◆ WORK TO BE COMPLETED
Skip pictures; extract every line from the one with "Clone this chart in matplotlib." through the one with "import matplotlib.pyplot as plt", exactly as written.

◆ SOURCE MATERIAL
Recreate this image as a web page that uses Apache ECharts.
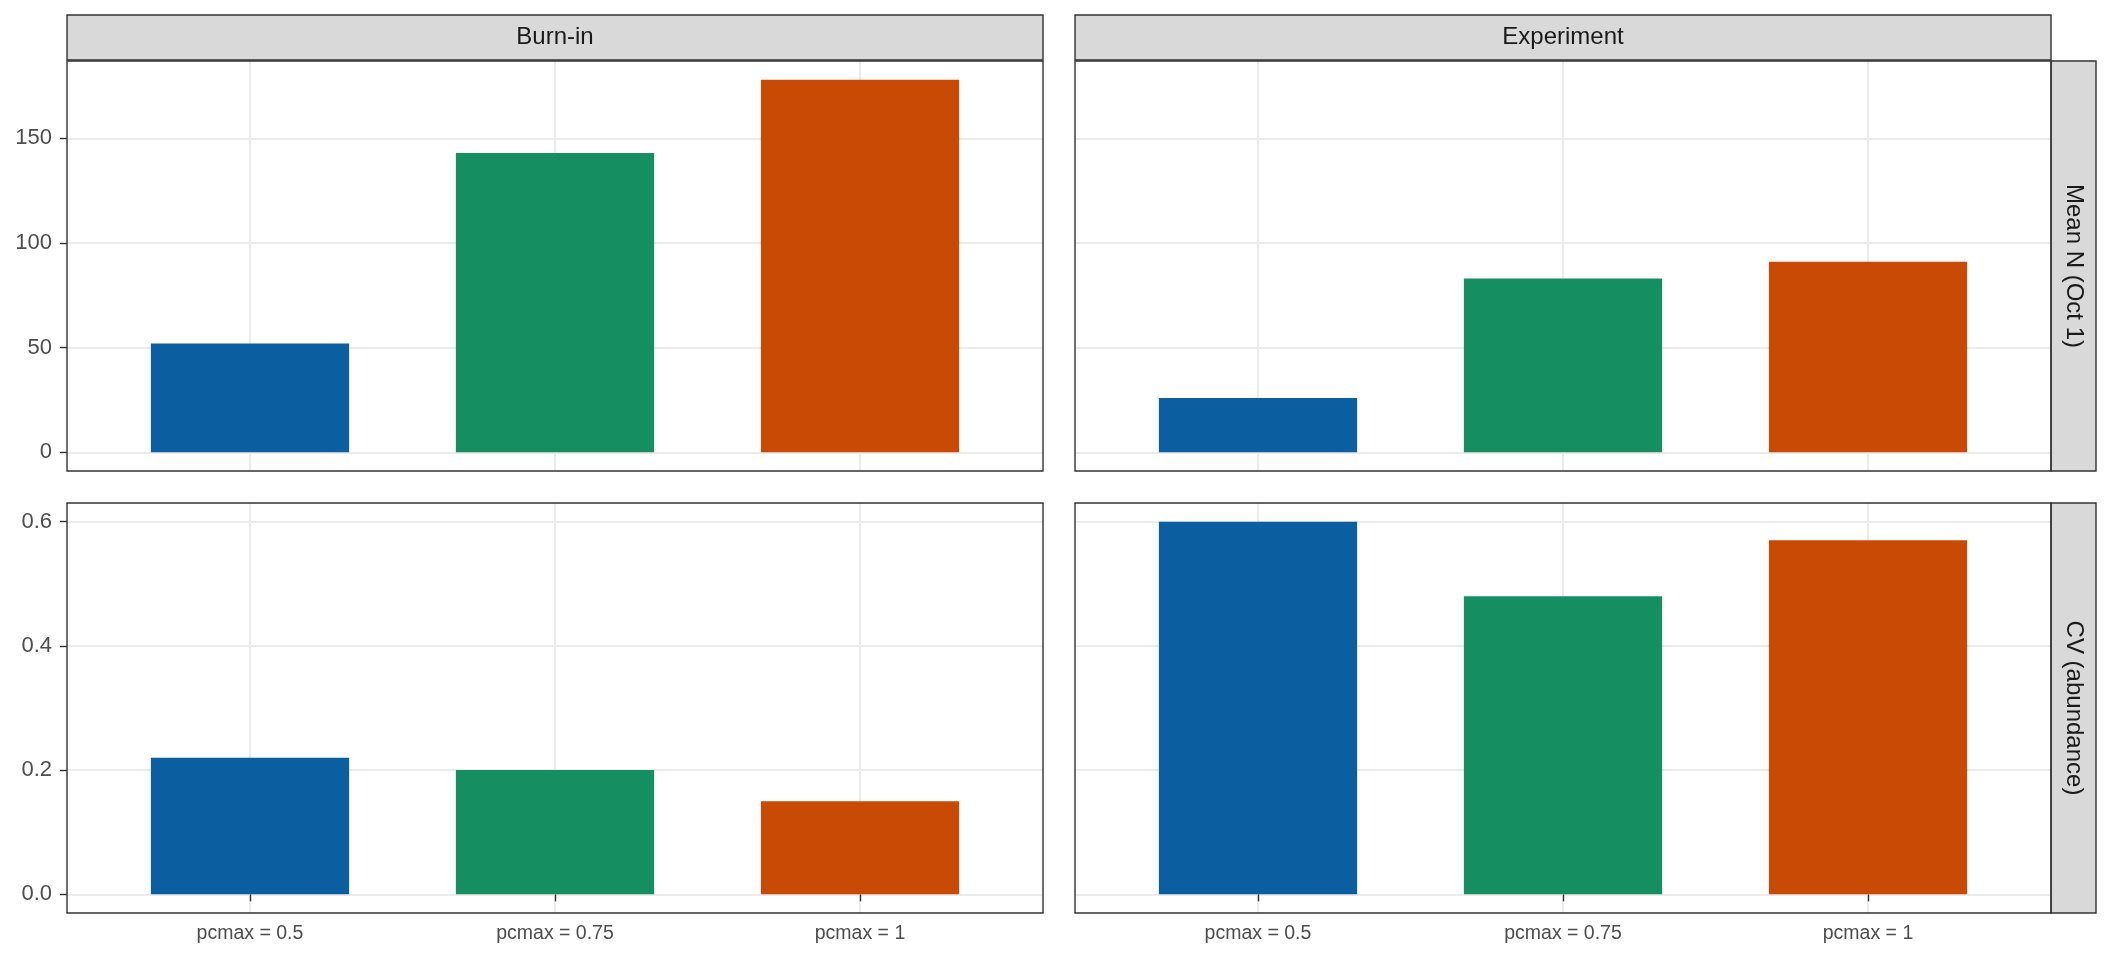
<!DOCTYPE html>
<html><head><meta charset="utf-8">
<script src="https://cdn.jsdelivr.net/npm/echarts@6/dist/echarts.min.js"></script>
<style>html,body{margin:0;padding:0;background:#fff}#c{width:2112px;height:960px}</style>
</head><body><div id="c"></div>
<script>
const categories = ['pcmax = 0.5', 'pcmax = 0.75', 'pcmax = 1'];
const phases = ['Burn-in', 'Experiment'];
const metrics = ['Mean N (Oct 1)', 'CV (abundance)'];
const burnInMeanN = [52, 143, 178];
const experimentMeanN = [26, 83, 91];
const burnInCV = [0.22, 0.20, 0.15];
const experimentCV = [0.60, 0.48, 0.57];
const meanNTicks = [0, 50, 100, 150];
const cvTicks = [0, 0.2, 0.4, 0.6];
const barColors = ['#0B5EA0', '#158F62', '#C94A05'];

const FONT = '"Liberation Sans", Arial, Helvetica, sans-serif';
const panelLeft = [67, 1075];
const panelWidth = 976;
const panelTop = [61, 503];
const panelHeight = 410;
const stripH = 45;
const stripW = 45;
const NONE = 'rgba(0,0,0,0)';

const rows = [
  { values: [burnInMeanN, experimentMeanN], ticks: meanNTicks, fmt: v => String(Math.round(v)) },
  { values: [burnInCV, experimentCV], ticks: cvTicks, fmt: v => v.toFixed(1) }
];

const grids = [], xAxes = [], yAxes = [], series = [], graphics = [];
rows.forEach((row, r) => {
  const maxV = Math.max(...row.values[0], ...row.values[1]);
  const lo = -0.05 * maxV, hi = maxV * 1.05;
  phases.forEach((ph, c) => {
    const idx = grids.length;
    grids.push({
      left: panelLeft[c], top: panelTop[r], width: panelWidth, height: panelHeight, show: false
    });
    const bottom = r === rows.length - 1;
    const xPos = categories.map((_, i) => i + 1);
    xAxes.push({
      type: 'value', gridIndex: idx, min: 0.4, max: categories.length + 0.6, z: 0,
      axisLine: { show: false },
      axisTick: { show: true, length: bottom ? 7 : 0,
        lineStyle: { color: bottom ? '#333333' : NONE, width: 1.4 }, customValues: xPos },
      axisLabel: { show: bottom, margin: 11, color: '#4d4d4d', fontSize: 19.5, fontFamily: FONT,
        customValues: xPos, formatter: v => categories[Math.round(v) - 1] || '' },
      splitLine: { show: true, lineStyle: { color: '#ebebeb', width: 2 } },
      minorSplitLine: { show: false }
    });
    yAxes.push({
      type: 'value', gridIndex: idx, min: lo, max: hi, z: 0,
      axisLine: { show: false },
      axisTick: { show: true, length: c === 0 ? 7 : 0,
        lineStyle: { color: c === 0 ? '#333333' : NONE, width: 1.4 }, customValues: row.ticks },
      axisLabel: { show: c === 0, margin: 15, color: '#4d4d4d', fontSize: 22, fontFamily: FONT,
        customValues: row.ticks, formatter: row.fmt },
      splitLine: { show: true, lineStyle: { color: '#ebebeb', width: 2 } }
    });
    series.push({
      type: 'bar', xAxisIndex: idx, yAxisIndex: idx, barWidth: '65%', silent: true, z: 5,
      data: row.values[c].map((v, i) => ({ value: [i + 1, v], itemStyle: { color: barColors[i] } }))
    });
    graphics.push({
      type: 'rect', silent: true, z: 12,
      shape: { x: panelLeft[c], y: panelTop[r], width: panelWidth, height: panelHeight },
      style: { fill: 'none', stroke: '#333333', lineWidth: 1.4 }
    });
  });
});

phases.forEach((ph, c) => {
  graphics.push({
    type: 'rect', shape: { x: panelLeft[c], y: panelTop[0] - stripH - 1, width: panelWidth, height: stripH },
    style: { fill: '#d9d9d9', stroke: '#333333', lineWidth: 1.4 }, z: 10
  });
  graphics.push({
    type: 'text', x: panelLeft[c] + panelWidth / 2, y: panelTop[0] - stripH / 2 - 1, z: 11,
    style: { text: ph, font: '24px ' + FONT, fill: '#1a1a1a', align: 'center', verticalAlign: 'middle' }
  });
});
metrics.forEach((m, r) => {
  const x0 = panelLeft[1] + panelWidth;
  graphics.push({
    type: 'rect', shape: { x: x0, y: panelTop[r], width: stripW, height: panelHeight },
    style: { fill: '#d9d9d9', stroke: '#333333', lineWidth: 1.4 }, z: 10
  });
  graphics.push({
    type: 'text', x: x0 + stripW / 2, y: panelTop[r] + panelHeight / 2, rotation: -Math.PI / 2, z: 11,
    style: { text: m, font: '24px ' + FONT, fill: '#1a1a1a', align: 'center', verticalAlign: 'middle' }
  });
});

const chart = echarts.init(document.getElementById('c'), null, { renderer: 'canvas' });
chart.setOption({
  animation: false,
  backgroundColor: '#ffffff',
  grid: grids, xAxis: xAxes, yAxis: yAxes, series: series,
  graphic: graphics
});
</script></body></html>
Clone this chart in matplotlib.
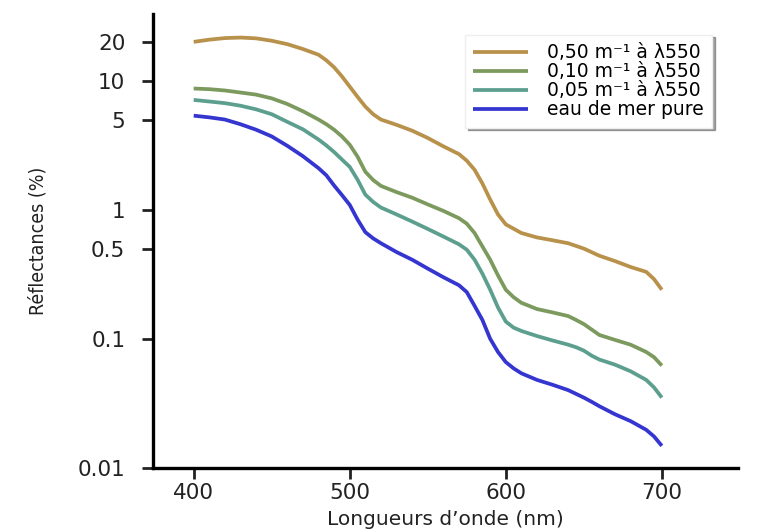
import matplotlib

matplotlib.use("Agg")
import matplotlib.pyplot as plt

# wavelengths (nm) and reflectances (%)
wl_050 = [400, 410, 420, 430, 440, 450, 460, 470, 480, 485, 490, 495, 500, 505,
          510, 515, 520, 530, 540, 550, 560, 570, 575, 580, 585, 590, 595, 600,
          610, 620, 630, 640, 650, 660, 670, 680, 690, 695, 700]
r_050 = [20.0, 20.8, 21.4, 21.6, 21.3, 20.4, 19.2, 17.6, 15.9, 14.4, 12.7, 10.8,
         9.0, 7.5, 6.3, 5.5, 5.0, 4.55, 4.1, 3.6, 3.1, 2.7, 2.4, 2.04, 1.6, 1.2,
         0.92, 0.77, 0.66, 0.61, 0.58, 0.55, 0.5, 0.44, 0.4, 0.36, 0.33, 0.29, 0.24]

wl_010 = [400, 410, 420, 430, 440, 450, 460, 470, 480, 485, 490, 495, 500, 505,
          510, 515, 520, 530, 540, 550, 560, 570, 575, 580, 585, 590, 595, 600,
          605, 610, 620, 630, 640, 645, 650, 655, 660, 670, 680, 690, 695, 700]
r_010 = [8.7, 8.6, 8.4, 8.1, 7.8, 7.3, 6.6, 5.8, 5.0, 4.6, 4.17, 3.7, 3.19, 2.58,
         1.97, 1.7, 1.53, 1.37, 1.24, 1.1, 0.98, 0.86, 0.78, 0.66, 0.52, 0.41,
         0.31, 0.24, 0.21, 0.19, 0.17, 0.16, 0.15, 0.14, 0.13, 0.118, 0.107,
         0.098, 0.09, 0.079, 0.072, 0.062]

wl_005 = [400, 410, 420, 430, 440, 450, 460, 470, 480, 485, 490, 495, 500, 505,
          510, 515, 520, 530, 540, 550, 560, 570, 575, 580, 585, 590, 595, 600,
          605, 610, 620, 630, 640, 645, 650, 655, 660, 670, 680, 690, 695, 700]
r_005 = [7.1, 6.9, 6.7, 6.4, 6.0, 5.5, 4.8, 4.2, 3.5, 3.15, 2.8, 2.45, 2.15,
         1.71, 1.31, 1.15, 1.04, 0.92, 0.81, 0.71, 0.62, 0.54, 0.49, 0.41, 0.32,
         0.24, 0.175, 0.136, 0.122, 0.115, 0.105, 0.097, 0.09, 0.086, 0.081,
         0.074, 0.069, 0.063, 0.056, 0.048, 0.042, 0.035]

wl_pure = [400, 410, 420, 430, 440, 450, 460, 470, 480, 485, 490, 495, 500, 505,
           510, 515, 520, 530, 540, 550, 560, 570, 575, 580, 585, 590, 595, 600,
           605, 610, 620, 630, 640, 650, 655, 660, 670, 680, 690, 695, 700]
r_pure = [5.36, 5.2, 5.0, 4.6, 4.17, 3.7, 3.13, 2.6, 2.1, 1.85, 1.54, 1.3, 1.09,
          0.84, 0.67, 0.6, 0.55, 0.47, 0.41, 0.35, 0.30, 0.26, 0.23, 0.18, 0.14,
          0.10, 0.079, 0.066, 0.059, 0.054, 0.048, 0.044, 0.040, 0.035, 0.0325,
          0.030, 0.026, 0.023, 0.0197, 0.0175, 0.0148]

labels = ["0,50 m⁻¹ à λ550", "0,10 m⁻¹ à λ550",
          "0,05 m⁻¹ à λ550", "eau de mer pure"]
yticks = [0.01, 0.1, 0.5, 1, 5, 10, 20]
ytick_labels = ["0.01", "0.1", "0.5", "1", "5", "10", "20"]
xticks = [400, 500, 600, 700]

colors = ["#B8914B", "#7C9A5E", "#5C9F8E", "#3535D0"]

fig = plt.figure(figsize=(7.58, 5.31), dpi=100)
ax = fig.add_axes([0.202, 0.119, 0.772, 0.855])

series = [(wl_050, r_050), (wl_010, r_010), (wl_005, r_005), (wl_pure, r_pure)]
for (x, y), c, lab in zip(series, colors, labels):
    ax.plot(x, y, color=c, lw=2.7, label=lab, solid_joinstyle="round",
            solid_capstyle="butt")

ax.set_yscale("log")
ax.set_xlim(374, 749)
ax.set_ylim(0.01, 33)
ax.set_yticks(yticks)
ax.set_yticklabels(ytick_labels)
ax.minorticks_off()
ax.set_xticks(xticks)

for side in ["top", "right"]:
    ax.spines[side].set_visible(False)
for side in ["left", "bottom"]:
    ax.spines[side].set_linewidth(2.4)
ax.tick_params(axis="both", direction="out", length=8, width=2, labelsize=15.5,
               colors="#222222", pad=3)
ax.tick_params(axis="y", pad=12)

ax.set_xlabel("Longueurs d’onde (nm)", fontsize=14.5, labelpad=5, color="#222222")
ax.set_ylabel("Réflectances (%)", fontsize=14, fontstretch="condensed",
              labelpad=22, color="#222222")

leg = ax.legend(loc="upper left", bbox_to_anchor=(0.533, 0.954), borderaxespad=0,
                fontsize=13.5, frameon=True, fancybox=False, shadow=True,
                handlelength=2.9, handletextpad=1.0, borderpad=0.45,
                labelspacing=0.0)
leg.get_frame().set_edgecolor("#eeeeee")

fig.savefig("out.png", dpi=100)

◆ TASK OUTPUT
Clone this chart in matplotlib.
import matplotlib

matplotlib.use("Agg")
import matplotlib.pyplot as plt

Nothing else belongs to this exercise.